The forecast drop to 11.5 million tonnes is bad news for consumer nations looking to Argentina to help make up for thin supplies caused by droughts in bread basket producers such as the United States, Russia and Australia.
In its monthly crop report, the Argentine ministry stuck by its view that 3.7 million hectares were sown with wheat in the current crop year, down 20 percent from the 2011/12 season.
Farmers have shied away from wheat to avoid export limits that do not apply to Argentina's main agricultural export, soy, which will start being planted this month and could be headed
for a record year.
The country's 2012/13 corn area is seen at 4.97 million hectares, down a touch from 5.00 million hectares in theprevious season.
The government first revealed its area estimate in a weekly crop report earlier this month.
Low global stocks have pushed benchmark Chicago wheat prices 33.4 percent higher this year while soybeans have jumped 28.2 percent and corn 16.6 percent. Argentina is a top world supplier
of all three crops at a time of rising global food demand.
The flow of grains from Argentina is also of interest to exporters such as Bunge Ltd and Noble Group Ltd
, which operate gigantic terminals along the Parana River, leading to the shipping lanes of the South Atlantic.
The Buenos Aires Grains Exchange forecasts 2012/13 wheat production at 10.12 million tonnes, down 28 percent from last season.

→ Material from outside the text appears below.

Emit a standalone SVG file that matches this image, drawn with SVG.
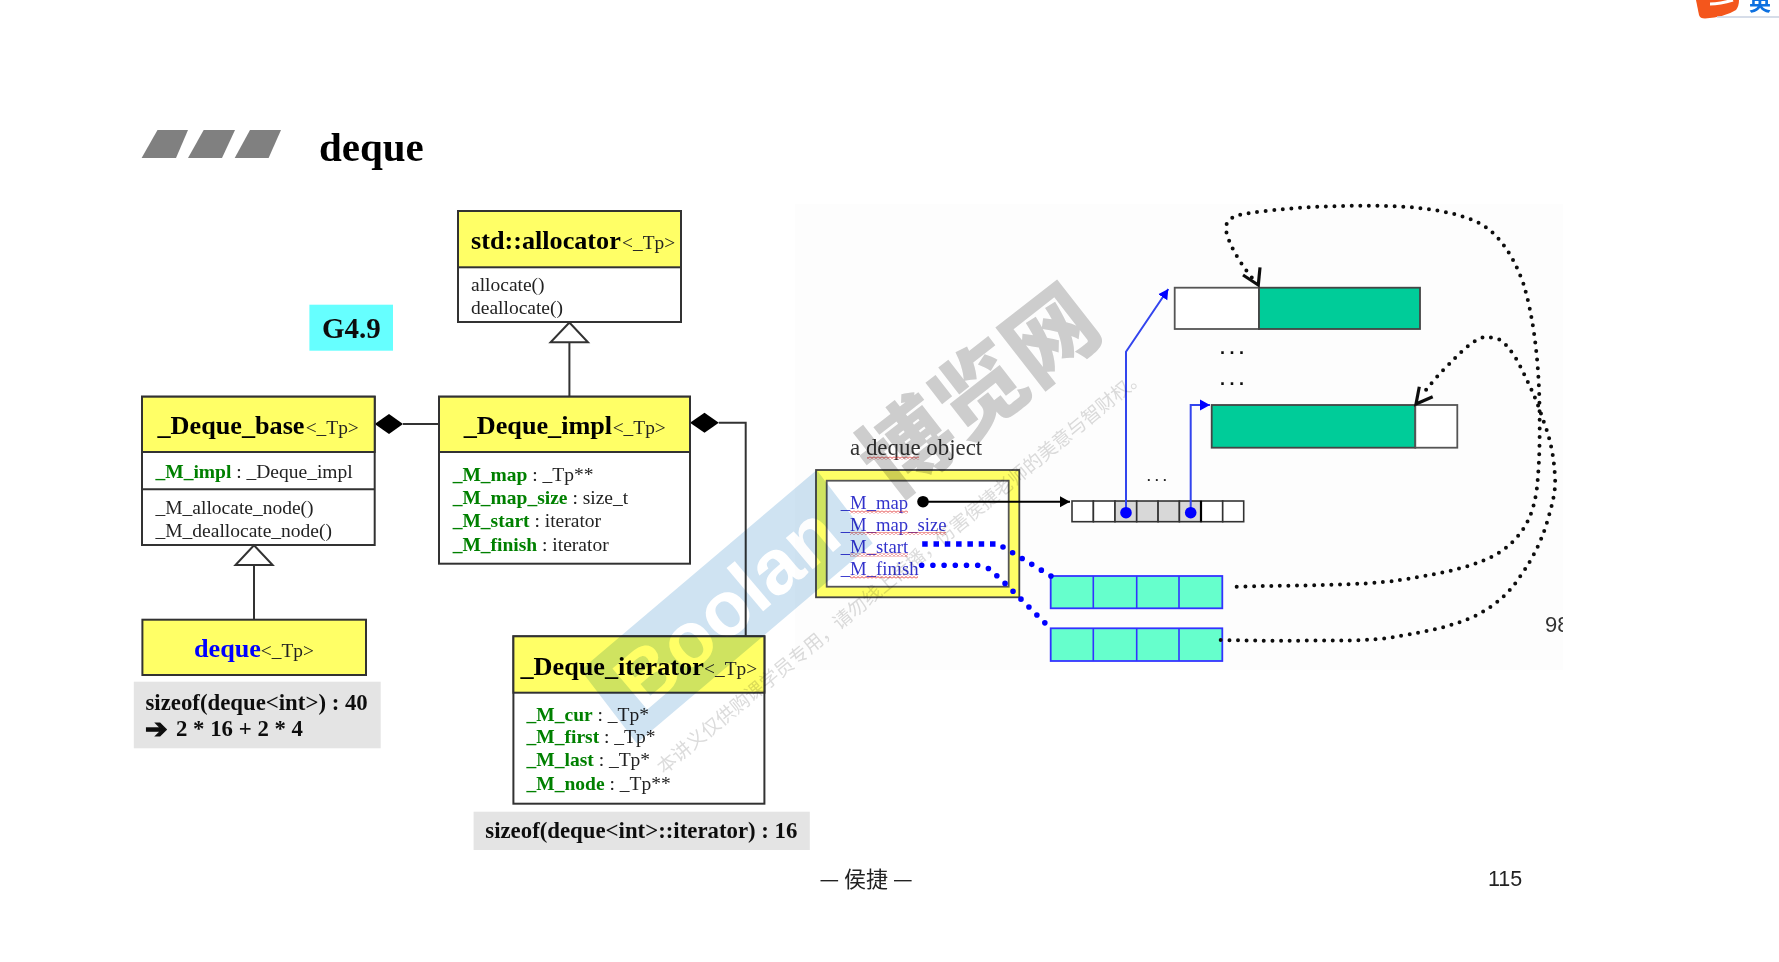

The U.S. Department of Agriculture estimates Argentine wheat output of 11.50 million tonnes this crop year.
Nearly a third of Argentina's 2012/13 corn area has been planted so far, the monthly report said. "Growing conditions are excellent except for areas with excess moisture, where the lack
of firm topsoil has slowed planting," it added.
Also on Thursday the grains exchange said 2012/13 corn sowing lags the previous season's tempo by 11 percentage points, although progress of 6.9 percentage points was made over the last week, the report said.
But the storms that bogged down sowing earlier this week gave way by Thursday to sunshine that is expected to last for several days, helping farmers drain soaked fields and prepare for soy plantings in the weeks ahead.
The grains exchange expects 3.4 million hectares of commercial-use corn to be planted this season, more than one million hectares of which is already in the ground.
Some early-planted corn fields in low-lying parts of Entre Rios and Buenos Aires province have been flooded, increasing the risk of poor yields, the exchange report added.
Argentina's 2012/13 wheat, which was planted earlier this year and has started to be gathered in some regions, has largely benefited from the wet weather, according to the exchange.
"La Pampa and Cordoba provinces have enjoyed optimal moisture conditions, raising the possibility of high yields," it said, warning farmers to beware of moisture-related crop damage that could be caused if the heavy showers continue.
"Despite this risk, southeastern and southwestern Buenos Aires province, where 40 percent of Argentina's wheat is planted, have been spared any significant flood damage so far," the exchange said.